PROBLEM TO WORK ON: Make an exact copy of the data below, leaving out every picture.
━━━ AVAILABLE DATA ━━━
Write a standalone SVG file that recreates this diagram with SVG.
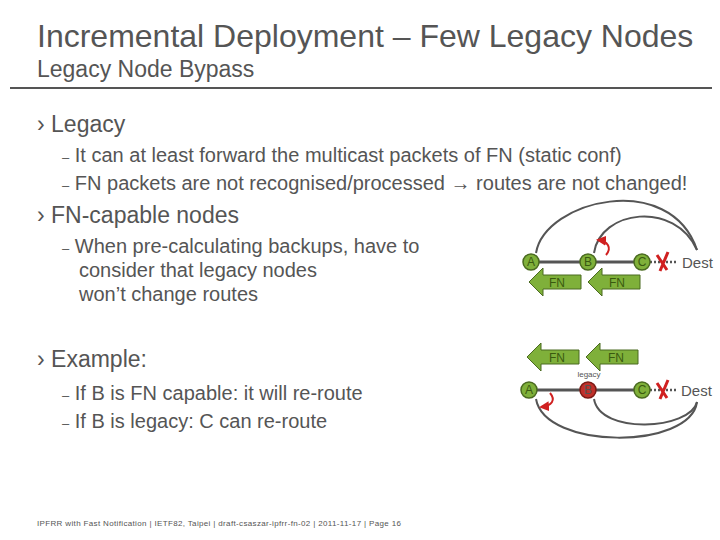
<svg xmlns="http://www.w3.org/2000/svg" width="720" height="540" viewBox="0 0 720 540">
<defs>
<style>
text{font-family:"Liberation Sans",Arial,sans-serif;fill:#555}
.b{font-size:23px}
.s{font-size:20px}
.node{fill:#7fb03a;stroke:#4a6a20;stroke-width:1.5}
.leg{fill:#c0302a;stroke:#7a1a15;stroke-width:1.5}
.link{stroke:#555;stroke-width:3}
.arc{fill:none;stroke:#555;stroke-width:2}
.fn{fill:#7fb03a;stroke:#4a6a20;stroke-width:1}
.fnt{font-size:12px;fill:#3a5a10}
.red{fill:none;stroke:#d02020;stroke-width:2}
.nl{font-size:12px;fill:#3a5a10}
</style>
<marker id="rh" viewBox="0 0 10 10" refX="8" refY="5" markerWidth="5" markerHeight="5" orient="auto"><path d="M0,0 L10,5 L0,10 z" fill="#d02020"/></marker>
<polygon id="arrow" class="fn" points="0,0 14,-14 14,-7 52,-7 52,7 14,7 14,14"/>
</defs>
<g id="header">
<text x="37" y="47" font-size="32">Incremental Deployment – Few Legacy Nodes</text>
<text x="37" y="77" font-size="23">Legacy Node Bypass</text>
<line x1="10" y1="88" x2="712" y2="88" stroke="#555" stroke-width="2"/>
</g>
<g id="body">
<text x="37" y="132" class="b">› Legacy</text>
<text x="62" y="162" class="s"><tspan font-size="13">–</tspan> It can at least forward the multicast packets of FN (static conf)</text>
<text x="62" y="190" class="s"><tspan font-size="13">–</tspan> FN packets are not recognised/processed <tspan font-weight="bold">→</tspan> routes are not changed!</text>
<text x="37" y="223" class="b">› FN-capable nodes</text>
<text x="62" y="253" class="s"><tspan font-size="13">–</tspan> When pre-calculating backups, have to</text>
<text x="79" y="277" class="s">consider that legacy nodes</text>
<text x="79" y="301" class="s">won’t change routes</text>
<text x="37" y="367" class="b">› Example:</text>
<text x="62" y="400" class="s"><tspan font-size="13">–</tspan> If B is FN capable: it will re-route</text>
<text x="62" y="428" class="s"><tspan font-size="13">–</tspan> If B is legacy: C can re-route</text>
<text x="37" y="526" font-size="8" letter-spacing="0.35">IPFRR with Fast Notification  |  IETF82, Taipei  |  draft-csaszar-ipfrr-fn-02  |  2011-11-17  |  Page  16</text>
</g>
<g id="connectors">
<line class="link" x1="531" y1="262" x2="642" y2="262"/>
<line x1="650" y1="262" x2="678" y2="262" stroke="#555" stroke-width="2.5" stroke-dasharray="2,2"/>
<path class="arc" d="M536,253 C545,200 670,170 697,250"/>
<path class="arc" d="M594,253 C600,210 675,200 697,250"/>
<line class="link" x1="531" y1="390" x2="642" y2="390"/>
<line x1="650" y1="390" x2="678" y2="390" stroke="#555" stroke-width="2.5" stroke-dasharray="2,2"/>
<path class="arc" d="M594,399 C600,435 690,430 697,402"/>
<path class="arc" d="M536,399 C545,450 690,450 697,402"/>
<path class="red" d="M606,255 C612,248 608,241 598,240" marker-end="url(#rh)"/>
<path class="red" d="M550,393 C556,400 552,406 541,407" marker-end="url(#rh)"/>
</g>
<g id="cross1"><path d="M657,255 L667,270 M668,252 L660,271" stroke="#d02020" stroke-width="3" fill="none"/></g>
<g id="cross2"><path d="M657,383 L667,398 M668,380 L660,399" stroke="#d02020" stroke-width="3" fill="none"/></g>
<g id="A1"><circle class="node" cx="531" cy="262" r="8"/><text x="531" y="266" class="nl" text-anchor="middle">A</text></g>
<g id="B1"><circle class="node" cx="588" cy="262" r="8"/><text x="588" y="266" class="nl" text-anchor="middle">B</text></g>
<g id="C1"><circle class="node" cx="642" cy="262" r="8"/><text x="642" y="266" class="nl" text-anchor="middle">C</text></g>
<g id="Dest1"><text x="682" y="268" font-size="15">Dest</text></g>
<g id="fn1"><use href="#arrow" x="529" y="282"/><text x="557" y="287" class="fnt" text-anchor="middle">FN</text></g>
<g id="fn2"><use href="#arrow" x="588" y="282"/><text x="617" y="287" class="fnt" text-anchor="middle">FN</text></g>
<g id="A2"><circle class="node" cx="529" cy="390" r="8"/><text x="529" y="394" class="nl" text-anchor="middle">A</text></g>
<g id="B2"><circle class="leg" cx="588" cy="390" r="8"/><text x="588" y="394" font-size="12" fill="#a02020" text-anchor="middle">B</text></g>
<g id="C2"><circle class="node" cx="642" cy="390" r="8"/><text x="642" y="394" class="nl" text-anchor="middle">C</text></g>
<g id="Dest2"><text x="681" y="396" font-size="15">Dest</text></g>
<g id="fn3"><use href="#arrow" x="527" y="357"/><text x="557" y="362" class="fnt" text-anchor="middle">FN</text></g>
<g id="fn4"><use href="#arrow" x="586" y="357"/><text x="616" y="362" class="fnt" text-anchor="middle">FN</text></g>
<text x="589" y="377" font-size="8" text-anchor="middle">legacy</text>
</svg>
━━━
CORRECT OUTPUT:
Write a standalone SVG file that recreates this diagram with SVG.
<svg xmlns="http://www.w3.org/2000/svg" width="720" height="540" viewBox="0 0 720 540">
<defs>
<style>
text{font-family:"Liberation Sans",Arial,sans-serif;fill:#555}
.b{font-size:23px}
.s{font-size:20px}
.node{fill:#7fb03a;stroke:#4a6a20;stroke-width:1.5}
.leg{fill:#c0302a;stroke:#7a1a15;stroke-width:1.5}
.link{stroke:#555;stroke-width:3}
.arc{fill:none;stroke:#555;stroke-width:2}
.fn{fill:#7fb03a;stroke:#4a6a20;stroke-width:1}
.fnt{font-size:12px;fill:#3a5a10}
.red{fill:none;stroke:#d02020;stroke-width:2}
.nl{font-size:12px;fill:#3a5a10}
</style>
<marker id="rh" viewBox="0 0 10 10" refX="8" refY="5" markerWidth="5" markerHeight="5" orient="auto"><path d="M0,0 L10,5 L0,10 z" fill="#d02020"/></marker>
<polygon id="arrow" class="fn" points="0,0 14,-14 14,-7 52,-7 52,7 14,7 14,14"/>
</defs>
<g id="header">
<text x="37" y="47" font-size="32">Incremental Deployment – Few Legacy Nodes</text>
<text x="37" y="77" font-size="23">Legacy Node Bypass</text>
<line x1="10" y1="88" x2="712" y2="88" stroke="#555" stroke-width="2"/>
</g>
<g id="body">
<text x="37" y="132" class="b">› Legacy</text>
<text x="62" y="162" class="s"><tspan font-size="13">–</tspan> It can at least forward the multicast packets of FN (static conf)</text>
<text x="62" y="190" class="s"><tspan font-size="13">–</tspan> FN packets are not recognised/processed <tspan font-weight="bold">→</tspan> routes are not changed!</text>
<text x="37" y="223" class="b">› FN-capable nodes</text>
<text x="62" y="253" class="s"><tspan font-size="13">–</tspan> When pre-calculating backups, have to</text>
<text x="79" y="277" class="s">consider that legacy nodes</text>
<text x="79" y="301" class="s">won’t change routes</text>
<text x="37" y="367" class="b">› Example:</text>
<text x="62" y="400" class="s"><tspan font-size="13">–</tspan> If B is FN capable: it will re-route</text>
<text x="62" y="428" class="s"><tspan font-size="13">–</tspan> If B is legacy: C can re-route</text>
<text x="37" y="526" font-size="8" letter-spacing="0.35">IPFRR with Fast Notification  |  IETF82, Taipei  |  draft-csaszar-ipfrr-fn-02  |  2011-11-17  |  Page  16</text>
</g>
<g id="connectors">
<line class="link" x1="531" y1="262" x2="642" y2="262"/>
<line x1="650" y1="262" x2="678" y2="262" stroke="#555" stroke-width="2.5" stroke-dasharray="2,2"/>
<path class="arc" d="M536,253 C545,200 670,170 697,250"/>
<path class="arc" d="M594,253 C600,210 675,200 697,250"/>
<line class="link" x1="531" y1="390" x2="642" y2="390"/>
<line x1="650" y1="390" x2="678" y2="390" stroke="#555" stroke-width="2.5" stroke-dasharray="2,2"/>
<path class="arc" d="M594,399 C600,435 690,430 697,402"/>
<path class="arc" d="M536,399 C545,450 690,450 697,402"/>
<path class="red" d="M606,255 C612,248 608,241 598,240" marker-end="url(#rh)"/>
<path class="red" d="M550,393 C556,400 552,406 541,407" marker-end="url(#rh)"/>
</g>
<g id="cross1"><path d="M657,255 L667,270 M668,252 L660,271" stroke="#d02020" stroke-width="3" fill="none"/></g>
<g id="cross2"><path d="M657,383 L667,398 M668,380 L660,399" stroke="#d02020" stroke-width="3" fill="none"/></g>
<g id="A1"><circle class="node" cx="531" cy="262" r="8"/><text x="531" y="266" class="nl" text-anchor="middle">A</text></g>
<g id="B1"><circle class="node" cx="588" cy="262" r="8"/><text x="588" y="266" class="nl" text-anchor="middle">B</text></g>
<g id="C1"><circle class="node" cx="642" cy="262" r="8"/><text x="642" y="266" class="nl" text-anchor="middle">C</text></g>
<g id="Dest1"><text x="682" y="268" font-size="15">Dest</text></g>
<g id="fn1"><use href="#arrow" x="529" y="282"/><text x="557" y="287" class="fnt" text-anchor="middle">FN</text></g>
<g id="fn2"><use href="#arrow" x="588" y="282"/><text x="617" y="287" class="fnt" text-anchor="middle">FN</text></g>
<g id="A2"><circle class="node" cx="529" cy="390" r="8"/><text x="529" y="394" class="nl" text-anchor="middle">A</text></g>
<g id="B2"><circle class="leg" cx="588" cy="390" r="8"/><text x="588" y="394" font-size="12" fill="#a02020" text-anchor="middle">B</text></g>
<g id="C2"><circle class="node" cx="642" cy="390" r="8"/><text x="642" y="394" class="nl" text-anchor="middle">C</text></g>
<g id="Dest2"><text x="681" y="396" font-size="15">Dest</text></g>
<g id="fn3"><use href="#arrow" x="527" y="357"/><text x="557" y="362" class="fnt" text-anchor="middle">FN</text></g>
<g id="fn4"><use href="#arrow" x="586" y="357"/><text x="616" y="362" class="fnt" text-anchor="middle">FN</text></g>
<text x="589" y="377" font-size="8" text-anchor="middle">legacy</text>
</svg>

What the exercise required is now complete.